When Jr. asks his dad if he felt accepted by the status quo in the wake of Putney Swope, Sr. slyly deflects by stating, “That’s a pretty interesting theory.” And yet at other times, he’s curtly candid, such as his overarching directorial philosophy to “follow the film.” There’s wit and poetry sprinkled throughout Sr., with Smith cannily letting his stars seize control of the frame whenever they like—the sweetest: Jr. having his son Exton amusingly quote his grandfather’s own lines to him—while nonetheless regulating the proceedings so that they exist at the intersection of celebratory and sorrowful. With a verve that isn’t diminished by his increasingly debilitating condition, Sr. proves an indefatigable and charming presence, never missing an opportunity to modestly avoid praise or suggest some filmmaking opportunity.

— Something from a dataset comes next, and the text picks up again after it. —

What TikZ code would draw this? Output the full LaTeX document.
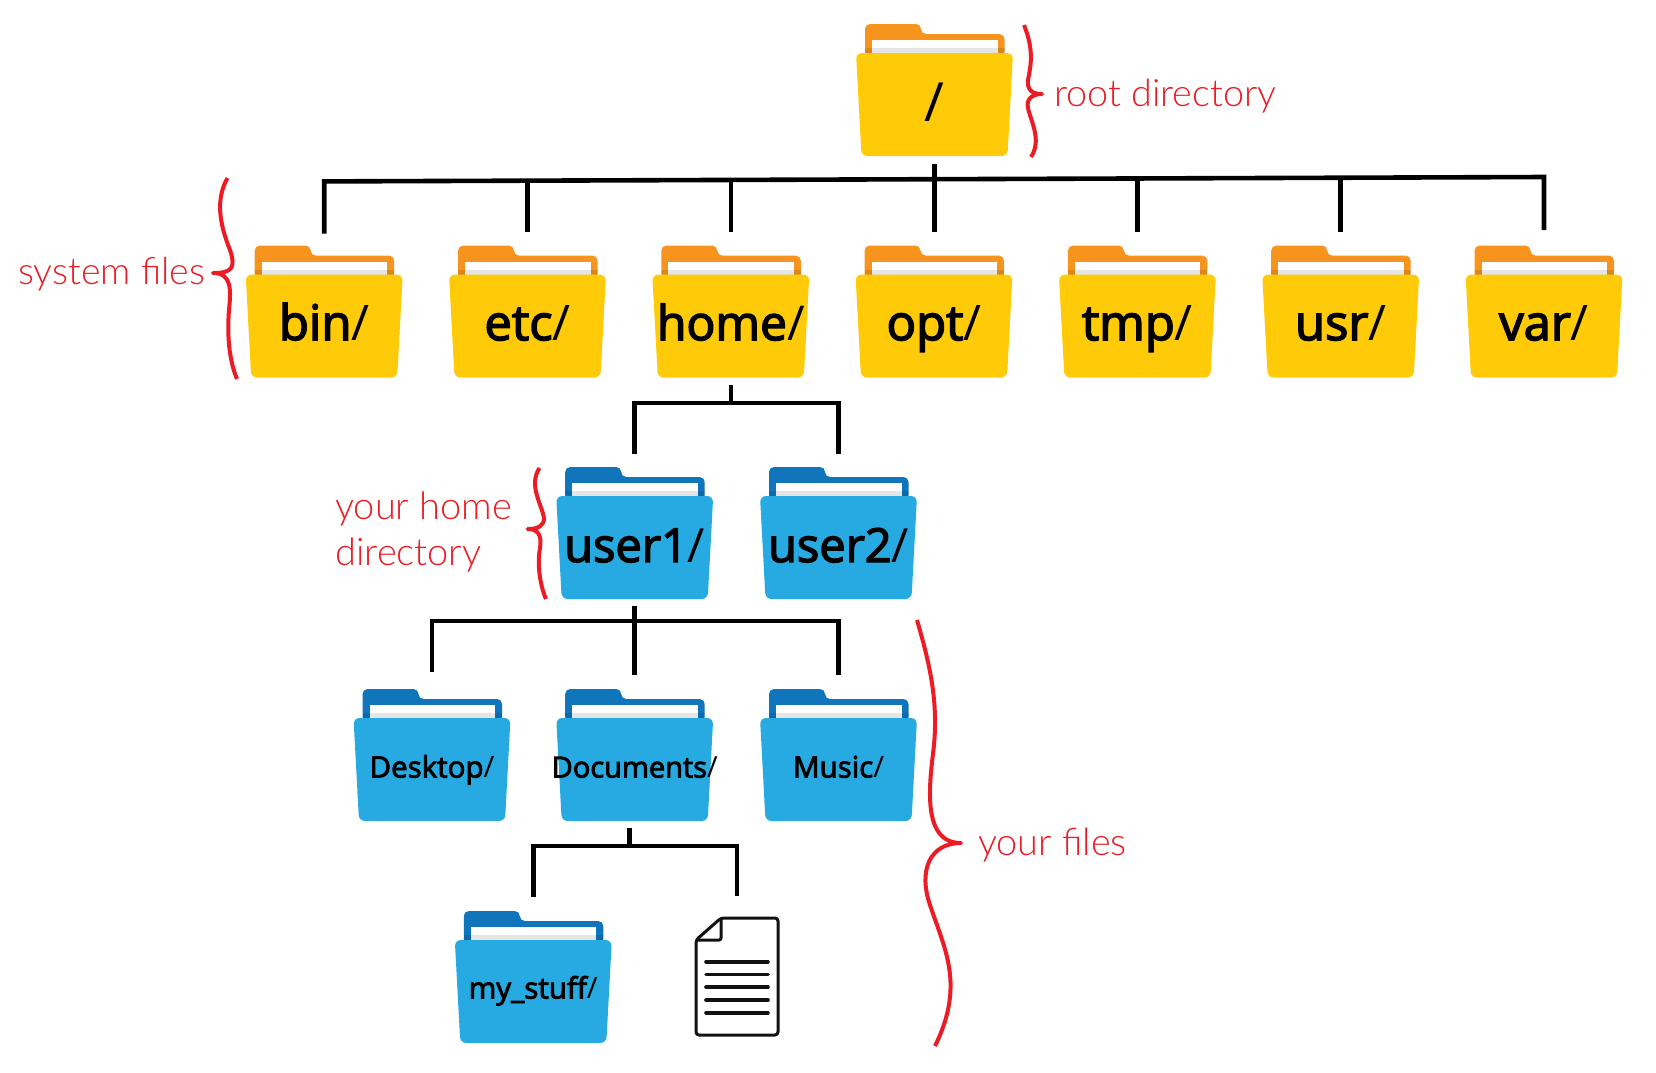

And Jr., meanwhile, comes across as an actor/son whose spirit is hopelessly, and permanently, intertwined with his father/director, about whom he ultimately admits he cherishes both for what he did and didn’t do.

Through it all, what resonates is the love these two men share for the medium that’s made them who they are—and is, via this project, memorializing their final moments together. Consequently, Smith’s documentary is something else as well: a snapshot of dual cinematic lives that speaks to the movies’ magical ability to reveal, unite, and remember.